Cape Hatteras Electric Cooperative (CHEC) is a utility cooperative that distributes electricity to Hatteras and Ocracoke islands in the Outer Banks region of the state of North Carolina. The electric cooperative was founded in 1945 and is headquartered in Buxton.

==Electricity==
Cape Hatteras Electric Cooperative distributes electricity to over 7,700 members on Hatteras Island. As an electric cooperative, CHEC is wholly owned by the members who it provides electricity to. CHEC is a Touchstone Energy Cooperative and a member of the North Carolina Electric Membership Corporation (NCEMC), an electric generation and transmission cooperative that supplies electricity to most of North Carolina's electric cooperatives. CHEC receives its electricity supply from a 115kV transmission line that connects to the Dominion North Carolina Power transmission system at the north side of Oregon Inlet and runs south along North Carolina Highway 12 to the power plant substation in Buxton. The cooperative also delivers power to Tideland EMC, which has a 34.5kV underwater power cable that serves Ocracoke Island. A 15MW diesel generation plant operated by the NCEMC is located in Buxton and is used during peak demand times and also to provide limited backup power during times of transmission maintenance or emergencies. Substations in Rodanthe and Buxton also have connection points for large portable generators should the need arise. Hatteras and Ocracoke are barrier islands that are situated between the Atlantic Ocean and the Pamlico Sound in the Outer Banks region of the state of North Carolina.

==History==
Cape Hatteras Electric Cooperative was founded in 1945 to provide electricity to Hatteras Island, most of which lacked electricity at the time as investor-owned utilities did not find it profitable to serve the island. Prior to 1945, the only place on the island that had electricity was Hatteras Village. The cooperative constructed an oil fired power plant in Buxton to serve the island. As the power plant was the only source of power to the island, power outages were frequent and electrical costs were expensive. In 1966, a 34,500 volt transmission line was constructed south from the Nags Head Substation, across the Herbert C. Bonner Bridge via an attached cable, and continuing down Hatteras Island ending at the Buxton power plant, delivering cheaper electricity from the north via the Virginia Electric Power Company. Due to its proximity to the ocean, this line was prone to frequent weather related damage and power outages. By the early 1980s, the transmission line was also overloaded, requiring the Buxton power plant to be operated in tandem to meet demand. In 1995, the power line was completely rebuilt and upgraded to 115,000 volts at a cost of $10 million with Dominion North Carolina Power covering the cost of the project to Oregon Inlet. In recent years, larger concrete utility poles have been raised in trouble spots and new substations have been constructed to further strengthen the grid and reduce power outages. A new power cable was installed below deck on the Marc Basnight Bridge in 2018, replacing the fault prone and extremely worn cable on the old Herbert C. Bonner Bridge.

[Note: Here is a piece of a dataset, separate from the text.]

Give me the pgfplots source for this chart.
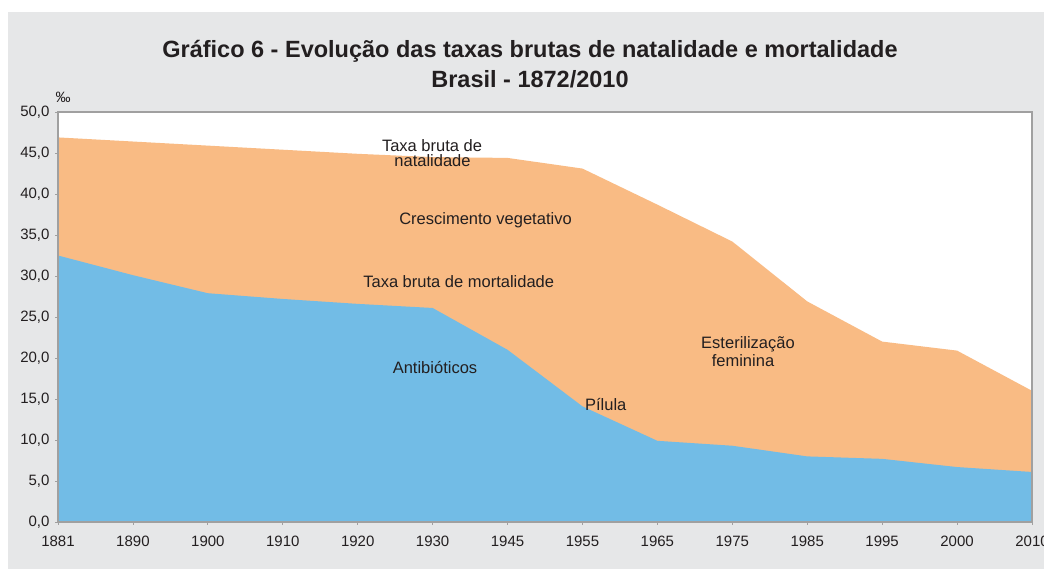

On July 27, 2017, around 4:30am, a crew working on constructing the new Marc Basnight Bridge drove a large steel casing through all three 115kV underground transmission cables between the foot of the bridge and the overhead riser pole, causing a complete power outage on Hatteras and Ocracoke islands. The Buxton power plant was quickly fired up to provide partial power to the island however, the peak island-wide demand far exceeded the 15MW generation capacity of the power plant. Engineers quickly determined the severity of the damage and that service could not be quickly restored. A state of emergency was subsequently declared the following morning and a mandatory evacuation was issued, resulting in nearly 50,000 tourists and some residents being evacuated from Hatteras and Ocracoke islands during the peak of the summer vacation season. Further south on Ocracoke Island, Tideland EMC tried to operate the island's 3MW peaking generator, but was damaged on startup and rendered inoperable. Emergency generators were brought in to supplement the power plant and electric service was restored to most areas, although blackouts and brownouts continued to be an issue during the duration of the outage. Residents who stayed were mandated to conserve their energy use to prevent overloading of the temporary generators. Repairs of the cable consisted of constructing new temporary overhead poles to bypass the damaged section, and then splicing into the existing undamaged cable at the foot of the bridge. On the afternoon of August 3, repairs were finally complete and the transmission line was quickly placed back into service. The mandatory evacuation was lifted early the following morning with tourists and visitors allowed to return. A $10.53 million settlement was reached, with PCL Civil Constructors denying guilt. The repaired section of cable continued to operate until the new cable on the bridge was finally energized in late 2018.